29676Re: [civilwarwest] Re: Books
- Jan 1, 2005In a message dated 12/31/2004 9:08:47 PM Central Standard Time, civilwarlady@... writes:
I think sometimes people get too caught up in this "professional
historian" versus "historian" or "Authority". The purpose of a
professional historian is vastly different than that of a local
historian or an "expert" in a certain aspect of the war, or
an "amatuer". And to me, all of them have something of great value
I dont thing the whole question is merely one of semantics, however. Foote's trilogy is outstanding - fun to read, as well.
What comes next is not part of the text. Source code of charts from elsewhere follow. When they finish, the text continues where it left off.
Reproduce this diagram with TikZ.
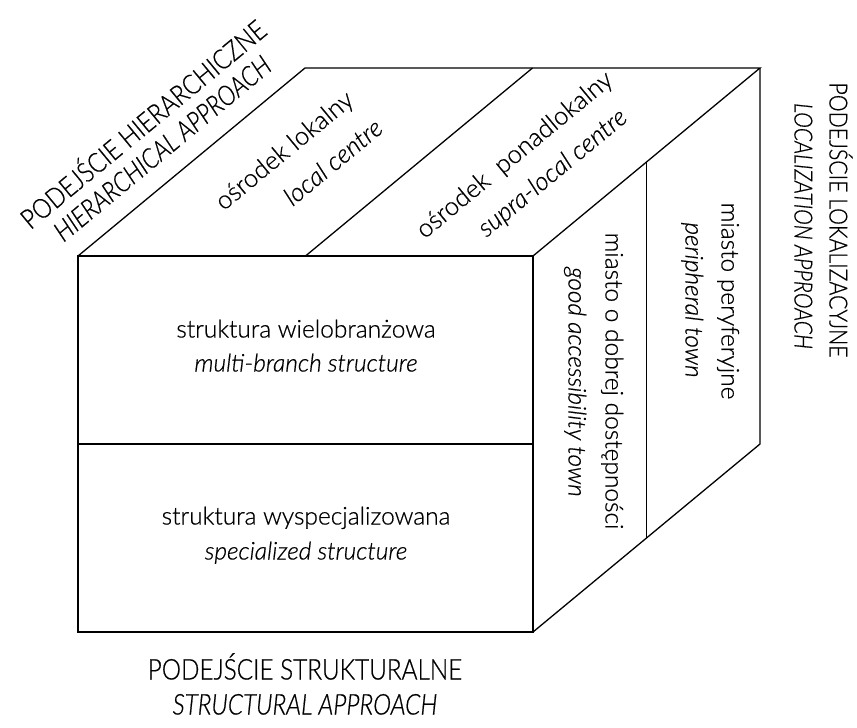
\documentclass[tikz,border=0pt]{standalone}
\usepackage{fontspec}
\setmainfont{Lato}[UprightFont=* Light, ItalicFont=* Light Italic, FakeBold=0.6]
\newfontfamily\labelfont{Lato}[UprightFont=* Light, ItalicFont=* Light Italic, FakeStretch=0.85, FakeBold=0.6]
\begin{document}
\begin{tikzpicture}[x=1pt,y=-1pt,
  edge/.style={line width=1.3pt, line join=miter, black},
  frontedge/.style={line width=1.9pt, line join=miter, black},
  txt/.style={inner sep=0pt, text height=0.72em, text depth=0.22em, font=\fontsize{24.5}{30}\selectfont},
  itxt/.style={txt, font=\fontsize{24.5}{30}\selectfont\itshape},
  ttxt/.style={inner sep=0pt, text height=0.72em, text depth=0.22em, font=\fontsize{25.5}{30}\selectfont},
  ittxt/.style={ttxt, font=\fontsize{25.5}{30}\selectfont\itshape},
  lab/.style={inner sep=0pt, text height=0.72em, text depth=0.22em, font=\labelfont\fontsize{28.6}{34}\selectfont},
  ilab/.style={lab, font=\labelfont\fontsize{28.6}{34}\selectfont\itshape},
  hlab/.style={inner sep=0pt, text height=0.72em, text depth=0.22em, font=\labelfont\fontsize{27.5}{33}\selectfont},
  ihlab/.style={hlab, font=\labelfont\fontsize{27.5}{33}\selectfont\itshape},
  slab/.style={inner sep=0pt, text height=0.72em, text depth=0.22em, font=\labelfont\fontsize{25}{30}\selectfont},
  islab/.style={slab, font=\labelfont\fontsize{25}{30}\selectfont\itshape},
  slant/.style={rotate=39.6},
  down/.style={rotate=-90}]
\useasboundingbox (0,0) rectangle (857,728);
% cube corners
\coordinate (A) at (78,256);
\coordinate (B) at (533,256);
\coordinate (C) at (533,632);
\coordinate (D) at (78,632);
\coordinate (E) at (305,68);
\coordinate (F) at (760,68);
\coordinate (G) at (760,444);
\coordinate (M1) at (78,444);
\coordinate (M2) at (533,444);
\coordinate (T1) at (305.5,256);
\coordinate (T2) at (532.5,68);
\coordinate (R1) at (646.5,162);
\coordinate (R2) at (646.5,538);
% top and right faces
\draw[edge] (A) -- (E) -- (F) -- (B);
\draw[edge] (F) -- (G) -- (C);
\draw[edge] (T1) -- (T2);
\draw[edge] (R1) -- (R2);
% front face
\draw[frontedge] (A) rectangle (C);
\draw[edge] (M1) -- (M2);
% front texts
\node[txt]  (f1) at (306,335) {struktura wielobranżowa};
\node[itxt] (f2) at (306,369) {multi-branch structure};
\node[txt]  (f3) at (306,522) {struktura wyspecjalizowana};
\node[itxt] (f4) at (306,557) {specialized structure};
% bottom label
\node[lab]  (s1) at (305,677) {PODEJŚCIE STRUKTURALNE};
\node[ilab] (s2) at (305,712) {STRUCTURAL APPROACH};
% top face texts
\node[ttxt,slant]  (t1) at (288,155) {ośrodek lokalny};
\node[ittxt,slant] (t2) at (337,167) {local centre};
\node[ttxt,slant]  (t3) at (518,159) {ośrodek\ \ ponadlokalny};
\node[ittxt,slant] (t4) at (556,177) {supra-local centre};
% hierarchical label
\node[hlab,slant]  (h1) at (148,130) {PODEJŚCIE HIERARCHICZNE};
\node[ihlab,slant] (h2) at (167,154) {HIERARCHICAL APPROACH};
% right face texts
\node[txt,down]  (r1) at (608,381) {miasto o dobrej dostępności};
\node[itxt,down] (r2) at (571,382) {good accessibility town};
\node[txt,down]  (r3) at (724,301) {miasto peryferyjne};
\node[itxt,down] (r4) at (688,300) {peripheral town};
% localization label
\node[slab,down]  (l1) at (832,220) {PODEJŚCIE LOKALIZACYJNE};
\node[islab,down] (l2) at (797,226) {LOCALIZATION APPROACH};
\end{tikzpicture}
\end{document}
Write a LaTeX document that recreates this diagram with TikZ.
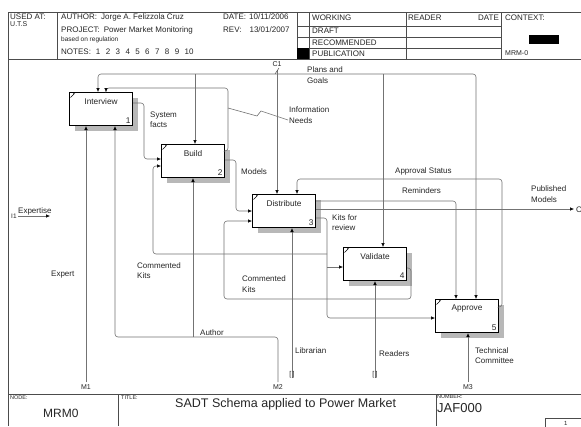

However, his reliance on secondary sources means that he repeats dozens of errors, and that there are many things in his books that are not true. For example, Foote states that Buford's Cavalry carried repeating rifles at Gettysburg, which is why they held off the Confederates on July 1. This is a myth, but because Foote states it, it gets lots of attention and gets repeated often.
Foote relied on a previous popular account of the action for that information. Had he worked with primary sources (say, the ordnance returns) he would have discovered that this story isn't true.
This is why Foote's work is not regularly cited - it contains inaccuracies. And without footnotes, the reader has no idea where a particular statement came from, or how to verify it. People are not simply being snobs.
This doesn't detract from the value of Foote's work as a popular history, but it does very much limit it's usefulness for serious research.